Abu Maomé Abedalá Ruzbi ibne Daduia (em persa: ابومحمد عبدالله روزبه بن دادویه; romaniz.: Abū Muhammad ʿAbd Allāh Rūzbih ibn Dādūya), melhor conhecido como ibne Almocafa[1] (em árabe: ابن المقفع; romaniz.: Ibn al-Muqaffa; em persa: ابن مقفع) ou Rūzbeh pūr-e Dādūya (em persa: روزبه پور دادوَيه), foi um pensador persa do século VIII (724 - c.756) e um Zoroastrista convertido ao Islão.[2]
Obra
Destacou-se pela tradução do persa para o árabe da obra "Kalila e Dimna" (Kalīla wa Demna),[3] uma versão da colecção de fábulashindus "Panchatantra" ("Cinco Casos de Sabedoria"). Estes contos alcançaram enorme popularidade durante a Idade Média, e a versão árabe de ibne Almocafa foi em grande parte responsável por isso, uma vez que foi a base para traduções ao siríaco, persa, hebreu, latim e castelhano. Vários manuscritos árabes de Calila e Dimna existem, mas nenhum deles é o original de ibne Almocafa e há várias diferenças estilísticas entre eles, de maneira que é difícil reconstruir exatamente a tradução original. Sabe-se, porém, que esta e outras obras de ibne Almocafa contribuíram para o desenvolvimento da literatura árabe em prosa, inspirando imitadores e artistas.[4]
Além de Calila e Dimna, ibne Almocafa também traduziu do persa ao árabe o Livro de Senhores, uma crónica semi-lendária dos antigos reis, nobreza e heróis da época do Império Sassânida (224-651), antes da conquista do Império pelos muçulmanos.

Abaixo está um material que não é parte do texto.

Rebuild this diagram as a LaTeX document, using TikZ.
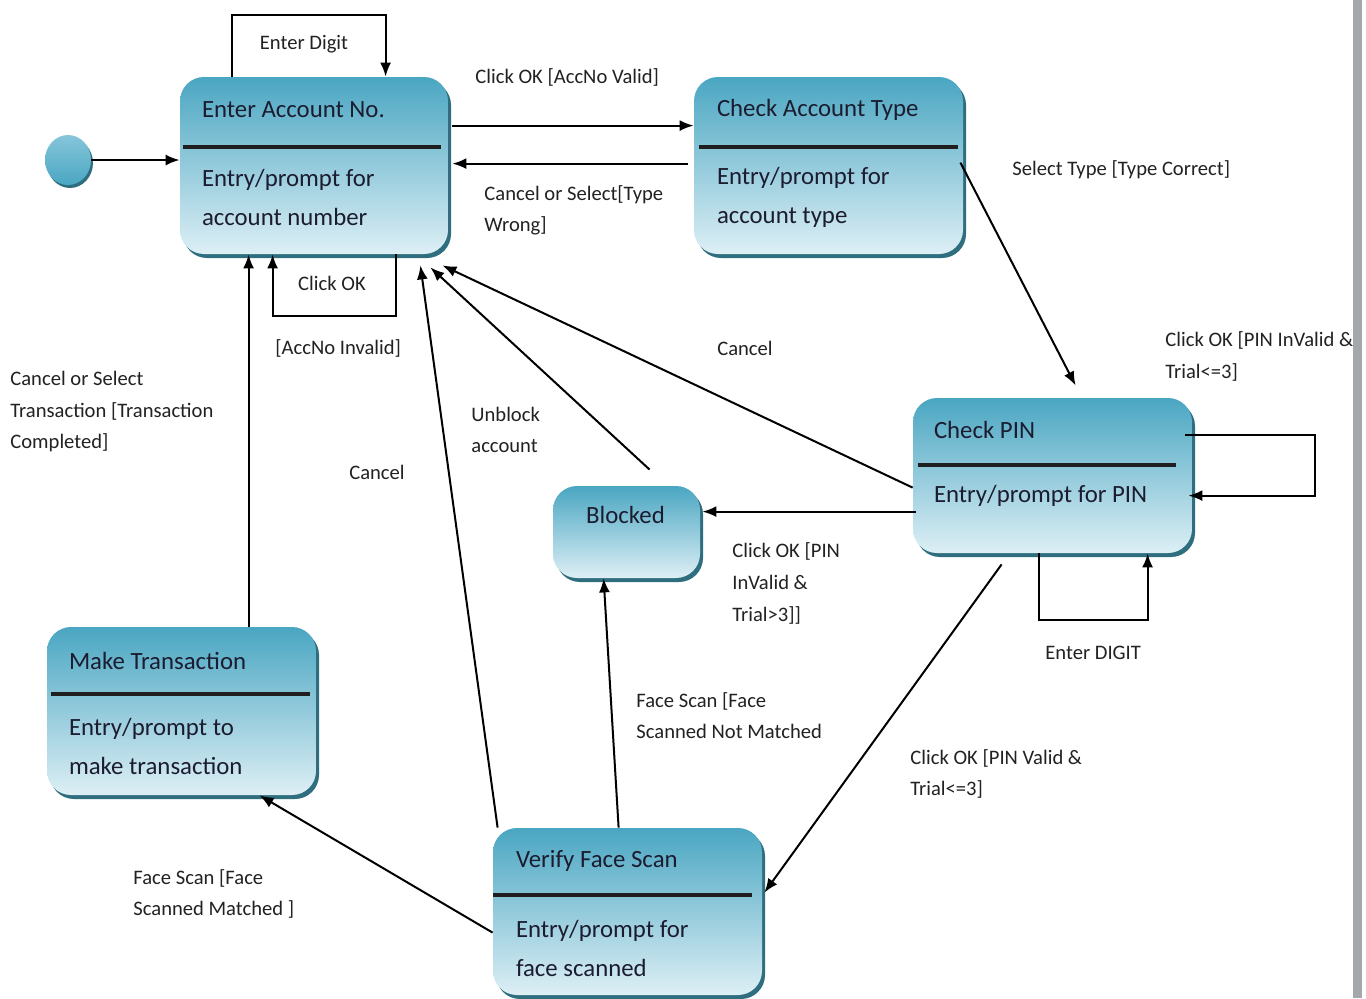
\documentclass[tikz,border=0pt]{standalone}
\usepackage{fontspec}
\setmainfont{Carlito}
\usetikzlibrary{arrows.meta,shapes.geometric,shadows,calc}
\definecolor{boxtop}{HTML}{4AA6C2}
\definecolor{boxbot}{HTML}{DDEFF5}
\definecolor{boxshadow}{HTML}{2F6E7E}
\definecolor{initlight}{HTML}{86C6DA}
\definecolor{boxtext}{HTML}{1C1C30}
\definecolor{labeltext}{HTML}{222222}
\definecolor{barcol}{HTML}{A4A7AB}
\begin{document}
\begin{tikzpicture}[x=0.5pt,y=-0.5pt,
  statebox/.style={rectangle, rounded corners=12pt, top color=boxtop, bottom color=boxbot,
    draw=none, inner sep=0pt,
    drop shadow={shadow xshift=1.5pt,shadow yshift=-2pt,fill=boxshadow,opacity=1}},
  initstate/.style={ellipse, inner sep=0pt, top color=initlight, bottom color=boxtop,
    draw=none, drop shadow={shadow xshift=1pt,shadow yshift=-1.5pt,fill=boxshadow,opacity=1}},
  boxtitle/.style={anchor=west, inner sep=0pt, font=\fontsize{12.4}{19.5}\selectfont, text=boxtext},
  boxbody/.style={anchor=west, align=left, inner sep=0pt, font=\fontsize{12.4}{19.5}\selectfont, text=boxtext},
  lbl/.style={inner sep=0pt, align=left, font=\fontsize{10.3}{15.8}\selectfont, text=labeltext},
  lblw/.style={lbl, anchor=west},
  conn/.style={line width=1pt, draw=black, -{Latex[length=7pt,width=5.5pt]}},
  divider/.style={line width=2pt, draw=black!88}
]
\useasboundingbox (0,0) rectangle (1366,998);
\fill[white] (0,0) rectangle (1366,998);

% states
\node[initstate, minimum width=23pt, minimum height=25pt] (init) at (68,160) {};

\node[statebox, minimum width=134pt, minimum height=88.5pt] (acc) at (314,165.5) {};
\node[boxtitle] (accT) at ($(acc.north west)+(22,33)$) {Enter Account No.};
\draw[divider] ($(acc.north west)+(3,70)$) -- ($(acc.north east)+(-7,70)$);
\node[boxbody] (accB) at ($(acc.north west)+(22,120.5)$) {Entry/prompt for\\account number};

\node[statebox, minimum width=134.5pt, minimum height=88.5pt] (typ) at (828.5,165.5) {};
\node[boxtitle] (typT) at ($(typ.north west)+(23,33)$) {Check Account Type};
\draw[divider] ($(typ.north west)+(5,70)$) -- ($(typ.north east)+(-5,70)$);
\node[boxbody] (typB) at ($(typ.north west)+(23,120.5)$) {Entry/prompt for\\account type};

\node[statebox, minimum width=139.5pt, minimum height=77.5pt] (pin) at (1052.5,475.5) {};
\node[boxtitle] (pinT) at ($(pin.north west)+(21,32)$) {Check PIN};
\draw[divider] ($(pin.north west)+(5,67)$) -- ($(pin.north east)+(-16,67)$);
\node[boxbody] (pinB) at ($(pin.north west)+(21,98)$) {Entry/prompt for PIN};

\node[statebox, minimum width=73.5pt, minimum height=46pt] (blk) at (626.5,532) {};
\node[boxtitle, anchor=center] (blkT) at ($(blk.north)+(-1,29)$) {Blocked};

\node[statebox, minimum width=134.5pt, minimum height=84pt] (mt) at (181.5,711) {};
\node[boxtitle] (mtT) at ($(mt.north west)+(22,34)$) {Make Transaction};
\draw[divider] ($(mt.north west)+(4,67)$) -- ($(mt.north east)+(-6,67)$);
\node[boxbody] (mtB) at ($(mt.north west)+(22,119.5)$) {Entry/prompt to\\make transaction};

\node[statebox, minimum width=134.5pt, minimum height=83.5pt] (vfs) at (627.5,911.5) {};
\node[boxtitle] (vfsT) at ($(vfs.north west)+(23,33)$) {Verify Face Scan};
\draw[divider] ($(vfs.north west)+(0,67)$) -- ($(vfs.north east)+(-10,67)$);
\node[boxbody] (vfsB) at ($(vfs.north west)+(23,121)$) {Entry/prompt for\\face scanned};

% connectors
\draw[conn] (init.east) -- (init.east -| acc.west);
\draw[conn] ($(acc.north west)+(52,0)$) -- ++(0,-62) -| ($(acc.north west)+(206,0)$);
\draw[conn] ($(acc.north east)+(4,49)$) -- ($(typ.north west)+(0,49)$);
\draw[conn] ($(typ.north west)+(-6,87)$) -- ($(acc.north east)+(4,87)$);
\draw[conn] ($(acc.south west)+(216,0)$) -- ++(0,62) -| ($(acc.south west)+(93,0)$);
\draw[conn] ($(typ.north east)+(-3,86)$) -- ($(pin.north west)+(163,-12)$);
\draw[conn] ($(pin.north west)+(0,90)$) -- ($(acc.south east)+(-6,11)$);
\draw[conn] ($(blk.north west)+(97,-16)$) -- ($(acc.south east)+(-18,13)$);
\draw[conn] ($(vfs.north west)+(5,0)$) -- ($(acc.south east)+(-28,11)$);
\draw[conn] ($(mt.north west)+(202,0)$) -- ($(acc.south west)+(69,0)$);
\draw[conn] ($(pin.north east)+(-7,37)$) -- ++(130,0) |- ($(pin.north east)+(-4,98)$);
\draw[conn] ($(pin.north west)+(3,114)$) -- ($(blk.north east)+(2,26)$);
\draw[conn] ($(pin.south west)+(126,0)$) -- ++(0,67) -| ($(pin.south west)+(235,0)$);
\draw[conn] ($(pin.south west)+(89,11)$) -- ($(vfs.north east)+(2,65)$);
\draw[conn] ($(vfs.north west)+(126,0)$) -- ($(blk.south west)+(51,0)$);
\draw[conn] ($(vfs.north west)+(0,105)$) -- ($(mt.south west)+(213,0)$);

% labels
\node[lbl] (l1) at (304,44) {Enter Digit};
\node[lblw] (l2) at (475,77) {Click OK [AccNo Valid]};
\node[lblw] (l3) at (484,210.5) {Cancel or Select[Type\\Wrong]};
\node[lbl] (l4) at (332,283) {Click OK};
\node[lblw] (l5) at (275,348) {[AccNo Invalid]};
\node[lblw] (l6) at (1012,170) {Select Type [Type Correct]};
\node[lbl] (l7) at (745,348) {Cancel};
\node[lblw] (l8) at (1165,356.5) {Click OK [PIN InValid \&\\Trial<=3]};
\node[lblw] (l9) at (10,411.5) {Cancel or Select\\Transaction [Transaction\\Completed]};
\node[lblw] (l10) at (471,430) {Unblock\\account};
\node[lbl] (l11) at (377,472) {Cancel};
\node[lblw] (l12) at (732,583.5) {Click OK [PIN\\InValid \&\\Trial>3]]};
\node[lblw] (l13) at (1045,653) {Enter DIGIT};
\node[lblw] (l14) at (636,715.5) {Face Scan [Face\\Scanned Not Matched};
\node[lblw] (l15) at (910,774) {Click OK [PIN Valid \&\\Trial<=3]};
\node[lblw] (l16) at (133,894) {Face Scan [Face\\Scanned Matched ]};

% right-hand grey bar
\fill[barcol] (1353,0) rectangle (1362,998);
\end{tikzpicture}
\end{document}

Ibne Almocafa também escreveu obras originais como Ketāb al-ādāb al-kabīr, em duas partes: a primeira trata da importância do legado cultural e espiritual sassânida e a segunda é um livro de conselhos para os príncipes[4].
Traduções
A obra mais importante de ibne Almocafa pode ser considerada Calila e Dimna, traduzida a várias línguas. Já no século IX a obra havia sido traduzida de volta ao persa, tanto em prosa como uma versão em versos[4]. Na Europa, em 1251, o então infante Afonso, futuro Afonso X de Castela, determinou a tradução de "Calila e Dimna" para o castelhano. Esta tradução foi oferecida como presente à esposa de Filipe, o Belo, Joana de França, que por sua vez incumbiu Ramon de Bèziers de traduzi-la para o latim[5].
Paralelamente, entre 1263 e 1278, João de Cápua traduziu a obra do hebraico para o latim, com o título de "Directorium humanae vitae". É possível que Raimundo Lúlio tenha tido contato com uma destas versões, possivelmente esta última, tendo-a usado por sua vez para a sua doutrinação, em termos de instrução e de moral, das monarquias de seu tempo. Desse modo, vários exemplos do bestiário medieval de "Kalila e Dimna" - o leão e a lebre, o papagaio, o macaco e o vaga-lume -, estão presentes na narrativa em "O Livro das Bestas", incluído no "Livro das Maravilhas" de Lúlio[5]. Os exemplos narrados nesta ultima obra têm o mesmo sentido moralizante da primeira: a perversidade da raposa (homem que se corrompe com a proximidade do poder) deverá servir de exemplo para que os monarcas estejam precavidos contra os maus conselheiros.